Making a setting based on a stream is exactly in line with 5e's meta design philosophy, moreso than re-imagining Planescape. It's a culmination of the exact tactics they were going for - game design that seeps outside of the game itself and into its marketing activity.

Look, this is obviously my opinion on the matter based on what I've read and Wizards' actions starting in 2013. But it's interesting to delve into either way.




1 comment:

  1. You come very close to my reason why I will not play this edition, or Pathfinder 2E and did not like Starfinder. A product built to satisfy as many as possible satisfies no one person in particular. I'm perfectly happy with vague rules in other games, but it is not what I want in D&D. I like D&D as that deadly survival/combat sim. A rule to satisfy almost every situation. Though I do like lighter games (running In Darkest Warrens on Roll20 now and have run a terrible amount of WoD) D&D is different to me personally. Luckily there is the old editions/iterations with plenty material to use.
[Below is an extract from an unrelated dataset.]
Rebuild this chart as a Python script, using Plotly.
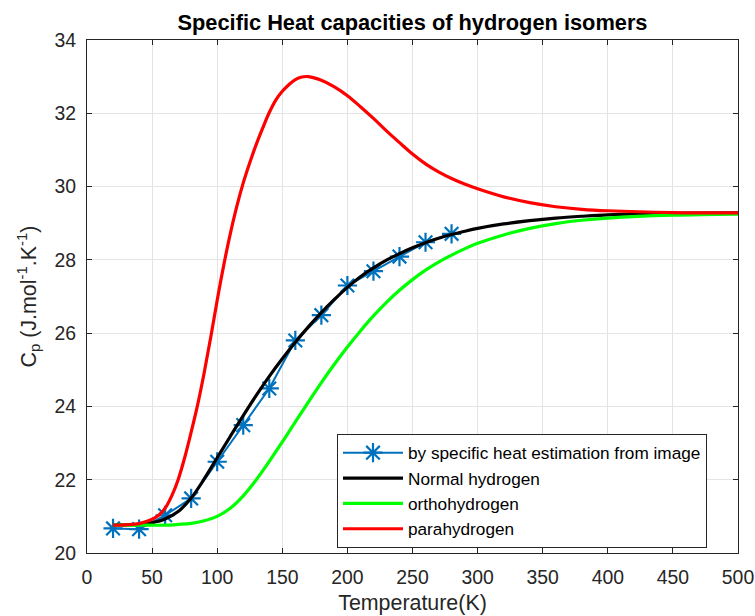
import plotly.graph_objects as go

# ---- data ----
T_est = [20, 40, 60, 80, 100, 120, 140, 160, 180, 200, 220, 240, 260, 280]
cp_est = [20.67, 20.65, 21.03, 21.49, 22.49, 23.49, 24.49, 25.8, 26.49, 27.3, 27.69, 28.09, 28.48, 28.71]

T_normal = [20, 30, 40, 50, 60, 70, 80, 90, 100, 110, 120, 130, 140, 150, 160, 170, 180,
            190, 200, 210, 220, 230, 240, 250, 260, 270, 280, 290, 300, 320, 340, 360,
            380, 400, 450, 500]
cp_normal = [20.76, 20.77, 20.78, 20.83, 20.93, 21.13, 21.5, 22.02, 22.6, 23.18, 23.75,
             24.3, 24.82, 25.3, 25.75, 26.17, 26.56, 26.92, 27.25, 27.54, 27.78, 27.99,
             28.17, 28.33, 28.47, 28.59, 28.69, 28.78, 28.86, 28.98, 29.07, 29.14, 29.19,
             29.23, 29.27, 29.28]

T_ortho = [20, 40, 60, 70, 80, 90, 100, 110, 120, 130, 140, 150, 160, 170, 180, 190, 200,
           210, 220, 230, 240, 250, 260, 270, 280, 290, 300, 320, 340, 360, 380, 400,
           450, 500]
cp_ortho = [20.76, 20.76, 20.76, 20.78, 20.81, 20.88, 21.0, 21.22, 21.56, 22.0, 22.5,
            23.03, 23.58, 24.12, 24.65, 25.15, 25.62, 26.06, 26.47, 26.84, 27.17, 27.46,
            27.72, 27.94, 28.13, 28.3, 28.45, 28.68, 28.86, 28.99, 29.08, 29.14, 29.22,
            29.25]

T_para = [20, 30, 40, 50, 55, 60, 65, 70, 75, 80, 85, 90, 95, 100, 105, 110, 115, 120,
          125, 130, 135, 140, 145, 150, 155, 160, 165, 170, 180, 190, 200, 210, 220, 230,
          240, 250, 260, 270, 280, 290, 300, 320, 340, 360, 380, 400, 450, 500]
cp_para = [20.76, 20.77, 20.8, 20.92, 21.03, 21.22, 21.55, 22.0, 22.6, 23.3, 24.05, 24.92,
           25.88, 26.9, 27.85, 28.7, 29.45, 30.1, 30.65, 31.15, 31.6, 32.02, 32.36, 32.6,
           32.78, 32.92, 32.99, 33.0, 32.9, 32.72, 32.48, 32.18, 31.86, 31.52, 31.2,
           30.89, 30.62, 30.4, 30.22, 30.07, 29.94, 29.72, 29.56, 29.45, 29.38, 29.34,
           29.29, 29.28]

x_ticks = [0, 50, 100, 150, 200, 250, 300, 350, 400, 450, 500]
y_ticks = [20, 22, 24, 26, 28, 30, 32, 34]

FONT = "Liberation Sans, Arial, Helvetica, sans-serif"
AX = "#262626"

fig = go.Figure()
fig.add_trace(go.Scatter(
    x=T_est, y=cp_est, mode="lines+markers",
    name="by specific heat estimation from image",
    line=dict(color="#0072BD", width=2),
    marker=dict(symbol="asterisk-open", size=16, color="#0072BD",
                line=dict(color="#0072BD", width=2.2)),
))
fig.add_trace(go.Scatter(
    x=T_normal, y=cp_normal, mode="lines", name="Normal hydrogen",
    line=dict(color="#000000", width=3.2, shape="spline", smoothing=1.0),
))
fig.add_trace(go.Scatter(
    x=T_ortho, y=cp_ortho, mode="lines", name="orthohydrogen",
    line=dict(color="#00FF00", width=3.2, shape="spline", smoothing=1.0),
))
fig.add_trace(go.Scatter(
    x=T_para, y=cp_para, mode="lines", name="parahydrogen",
    line=dict(color="#FF0000", width=3.2, shape="spline", smoothing=1.0),
))

axis_common = dict(
    showline=True, linecolor=AX, linewidth=1, mirror="ticks",
    ticks="inside", ticklen=5, tickwidth=1, tickcolor=AX,
    showgrid=True, gridcolor="#e4e4e4", gridwidth=1,
    zeroline=False, tickfont=dict(family=FONT, size=19.4, color=AX),
)

fig.update_layout(
    width=755, height=616,
    margin=dict(l=87, r=17, t=40, b=63, autoexpand=False),
    paper_bgcolor="white", plot_bgcolor="white",
    font=dict(family=FONT, color=AX),
    title=dict(text="<b>Specific Heat capacities of hydrogen isomers</b>",
               x=0.5, xref="paper", xanchor="center",
               y=1 - 22 / 616, yref="container", yanchor="middle",
               font=dict(family=FONT, size=21.8, color="#000000")),
    xaxis=dict(range=[0, 500], tickvals=x_ticks, ticktext=[str(v) for v in x_ticks],
               title=dict(text="Temperature(K)", font=dict(family=FONT, size=21.4, color=AX),
                          standoff=7),
               ticklabelstandoff=7,
               **axis_common),
    yaxis=dict(range=[20, 34], tickvals=y_ticks, ticktext=[str(v) for v in y_ticks],
               title=dict(text="C<sub>p</sub> (J.mol<sup>-1</sup>.K<sup>-1</sup>)",
                          font=dict(family=FONT, size=21.4, color=AX), standoff=12),
               ticklabelstandoff=6,
               **axis_common),
    legend=dict(x=(337 - 87) / 651, y=(553 - 434) / 513, xanchor="left", yanchor="top",
                bgcolor="white", bordercolor=AX, borderwidth=1,
                font=dict(family=FONT, size=17.2, color="#000000"),
                itemwidth=60, tracegroupgap=0),
    showlegend=True,
)

fig.write_html("out.html")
    It has been said that the new found popularity of D&D is boosting the entire industry, but do you feel that the rise of 5e in pop culture is drawing designers to move towards 5e's design principles rather than taking the opportunity to innovate? I really don't know. WFRP 4e is certainly a very different beast but, as with anything challenging, has a load of detractors.

    What I don't want to see is the bubble car effect. In the 90s every car started getting rounder and softer. You could not tell a Toyota apart from a Ford apart from a Nissan etc. Parking lots were filled with same-same bored looking cars. A design race to mediocrity; offending, yet exciting no one.

    I'm not a game designer, I'm a storyteller. I can't easily define why a system of math pains me more than another. Every rule set has its fans (or just one fan in your case with 4th ed D&D, j/k)and I am happy with that. I just prefer there being a load of choices, in the math and the principles behind them.